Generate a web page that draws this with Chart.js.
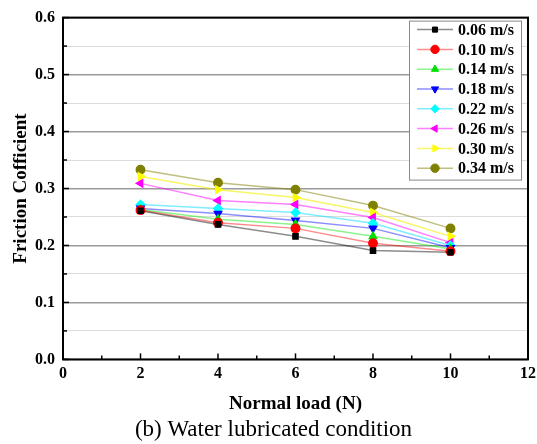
<!DOCTYPE html>
<html>
<head>
<meta charset="utf-8">
<script src="https://cdn.jsdelivr.net/npm/chart.js@4.4.1/dist/chart.umd.min.js"></script>
<style>
  html, body { margin: 0; padding: 0; background: #fff; }
  #wrap { width: 537px; height: 444px; position: relative; }
</style>
</head>
<body>
<div id="wrap"><canvas id="myChart"></canvas></div>
<script>
// 荷重 (N)
const loads = [2, 4, 6, 8, 10];

// 速度ごとの摩擦係数
const speedLabels = ["0.06 m/s", "0.10 m/s", "0.14 m/s", "0.18 m/s", "0.22 m/s", "0.26 m/s", "0.30 m/s", "0.34 m/s"];
const v006 = [0.261, 0.237, 0.216, 0.191, 0.188];
const v010 = [0.262, 0.240, 0.230, 0.204, 0.190];
const v014 = [0.263, 0.246, 0.237, 0.216, 0.194];
const v018 = [0.265, 0.256, 0.244, 0.230, 0.196];
const v022 = [0.272, 0.265, 0.258, 0.239, 0.200];
const v026 = [0.309, 0.279, 0.272, 0.249, 0.205];
const v030 = [0.321, 0.298, 0.284, 0.258, 0.216];
const v034 = [0.333, 0.310, 0.298, 0.270, 0.230];
const seriesValues = [v006, v010, v014, v018, v022, v026, v030, v034];

// 目盛り
const xTicks = [0, 2, 4, 6, 8, 10, 12];
const yTicks = [0.0, 0.1, 0.2, 0.3, 0.4, 0.5, 0.6];

const SERIF = "'Liberation Serif', 'Times New Roman', serif";

// 色とマーカー
const STYLES = [
  { color: "#000000", line: "rgba(0,0,0,0.45)", shape: "rect", rot: 0 },
  { color: "#ff0000", line: "rgba(255,0,0,0.45)", shape: "circle", rot: 0 },
  { color: "#00e000", line: "rgba(0,230,0,0.45)", shape: "triangle", rot: 0 },
  { color: "#0000ff", line: "rgba(0,0,255,0.45)", shape: "triangle", rot: 180 },
  { color: "#00ffff", line: "rgba(0,220,255,0.5)", shape: "rectRot", rot: 0 },
  { color: "#ff00ff", line: "rgba(255,0,255,0.5)", shape: "triangle", rot: -90 },
  { color: "#ffff00", line: "rgba(240,240,0,0.6)", shape: "triangle", rot: 90 },
  { color: "#808000", line: "rgba(128,128,0,0.5)", shape: "circle", rot: 0 },
];

const datasets = seriesValues.map((vals, i) => ({
  label: speedLabels[i],
  data: loads.map((x, j) => ({ x, y: vals[j] })),
  borderColor: STYLES[i].line,
  backgroundColor: STYLES[i].color,
  pointBackgroundColor: STYLES[i].color,
  pointBorderColor: STYLES[i].color,
  pointStyle: STYLES[i].shape,
  pointRotation: STYLES[i].rot,
  pointRadius: STYLES[i].shape === "rect" ? 3.6 : 4.2,
  borderWidth: 1.5,
  tension: 0,
}));

/**
 * 枠・内向き目盛り・凡例を描くプラグイン
 */
const framePlugin = {
  id: "frame",
  afterDraw(chart) {
    const { ctx, chartArea: a, scales } = chart;
    ctx.save();
    // 枠
    ctx.strokeStyle = "#000";
    ctx.lineWidth = 2;
    ctx.strokeRect(a.left, a.top, a.right - a.left, a.bottom - a.top);

    // x 目盛り（内向き）
    ctx.lineWidth = 1.5;
    for (let v = 0; v <= 12; v += 1) {
      const px = scales.x.getPixelForValue(v);
      const len = v % 2 === 0 ? 6 : 4;
      ctx.beginPath();
      ctx.moveTo(px, a.bottom);
      ctx.lineTo(px, a.bottom - len);
      ctx.stroke();
    }
    // y 目盛り（内向き）
    for (let k = 0; k <= 12; k += 1) {
      const py = scales.y.getPixelForValue(k * 0.05);
      const len = k % 2 === 0 ? 6 : 4;
      ctx.beginPath();
      ctx.moveTo(a.left, py);
      ctx.lineTo(a.left + len, py);
      ctx.stroke();
    }

    // 凡例
    const bx = a.right - 119, by = a.top + 3, bw = 112, bh = 159;
    ctx.fillStyle = "#fff";
    ctx.fillRect(bx, by, bw, bh);
    ctx.strokeStyle = "#888";
    ctx.lineWidth = 1;
    ctx.strokeRect(bx + 0.5, by + 0.5, bw, bh);
    ctx.font = `bold 16px ${SERIF}`;
    ctx.textBaseline = "middle";
    chart.data.datasets.forEach((ds, i) => {
      const y = by + 9 + i * 19.8;
      ctx.strokeStyle = ds.borderColor;
      ctx.lineWidth = 1.5;
      ctx.beginPath();
      ctx.moveTo(bx + 8, y);
      ctx.lineTo(bx + 44, y);
      ctx.stroke();
      ctx.fillStyle = ds.pointBackgroundColor;
      ctx.strokeStyle = ds.pointBorderColor;
      ctx.lineWidth = 1;
      Chart.helpers.drawPoint(ctx, {
        pointStyle: ds.pointStyle,
        rotation: ds.pointRotation,
        radius: ds.pointRadius,
        borderWidth: 1,
      }, bx + 26, y);
      ctx.fillStyle = "#000";
      ctx.fillText(ds.label, bx + 49, y + 1);
    });
    ctx.restore();
  },
};

const chartConfig = {
  type: "line",
  data: { datasets },
  plugins: [framePlugin],
  options: {
    responsive: true,
    maintainAspectRatio: false,
    animation: false,
    layout: { padding: { top: 14, right: 0, left: 10, bottom: 0 } },
    plugins: {
      legend: { display: false },
      tooltip: { enabled: false },
      title: {
        display: true,
        position: "bottom",
        text: "(b) Water lubricated condition",
        color: "#000",
        font: { family: SERIF, size: 23, weight: "normal" },
        padding: { top: 0, bottom: 0 },
      },
    },
    scales: {
      x: {
        type: "linear",
        min: 0,
        max: 12,
        afterBuildTicks: (axis) => { axis.ticks = xTicks.map((v) => ({ value: v })); },
        afterFit: (axis) => {
          axis.paddingRight = 9;
          axis.paddingLeft = 0;
        },
        ticks: {
          color: "#000",
          font: { family: SERIF, size: 16, weight: "bold" },
          padding: 5,
          maxRotation: 0,
        },
        grid: { display: false, drawTicks: false },
        border: { display: false },
        title: {
          display: true,
          text: "Normal load (N)",
          color: "#000",
          font: { family: SERIF, size: 19, weight: "bold" },
          padding: { top: 4, bottom: 1 },
        },
      },
      y: {
        min: 0,
        max: 0.6,
        afterBuildTicks: (axis) => {
          const t = [];
          for (let k = 0; k <= 12; k += 1) t.push({ value: +(k * 0.05).toFixed(2) });
          axis.ticks = t;
        },
        afterFit: (axis) => { axis.width = 53; },
        ticks: {
          color: "#000",
          font: { family: SERIF, size: 16, weight: "bold" },
          padding: 8,
          callback: (v) => {
            const hit = yTicks.find((t) => Math.abs(t - v) < 1e-6);
            return hit === undefined ? "" : hit.toFixed(1);
          },
        },
        grid: {
          drawTicks: false,
          color: (c) => {
            const v = c.tick ? c.tick.value : 0;
            const major = Math.abs(v * 10 - Math.round(v * 10)) < 1e-6;
            return major ? "#9a9a9a" : "#dcdcdc";
          },
          lineWidth: (c) => {
            const v = c.tick ? c.tick.value : 0;
            const major = Math.abs(v * 10 - Math.round(v * 10)) < 1e-6;
            return major ? 1.5 : 1;
          },
        },
        border: { display: false },
        title: {
          display: true,
          text: "Friction Cofficient",
          color: "#000",
          font: { family: SERIF, size: 19, weight: "bold" },
          padding: { top: 0, bottom: 2 },
        },
      },
    },
  },
};

const initChart = () => {
  const canvas = document.getElementById("myChart");
  if (!canvas) return;
  new Chart(canvas, chartConfig);
};

if (document.readyState === "loading") {
  document.addEventListener("DOMContentLoaded", initChart);
} else {
  initChart();
}
</script>
</body>
</html>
################
Direction - Give again, word for word, every line from the top of the data above to the line holding "const loads = [2, 4, 6, 8, 10];", inclusive, with the pictures left out.

Reply to the task -
Generate a web page that draws this with Chart.js.
<!DOCTYPE html>
<html>
<head>
<meta charset="utf-8">
<script src="https://cdn.jsdelivr.net/npm/chart.js@4.4.1/dist/chart.umd.min.js"></script>
<style>
  html, body { margin: 0; padding: 0; background: #fff; }
  #wrap { width: 537px; height: 444px; position: relative; }
</style>
</head>
<body>
<div id="wrap"><canvas id="myChart"></canvas></div>
<script>
// 荷重 (N)
const loads = [2, 4, 6, 8, 10];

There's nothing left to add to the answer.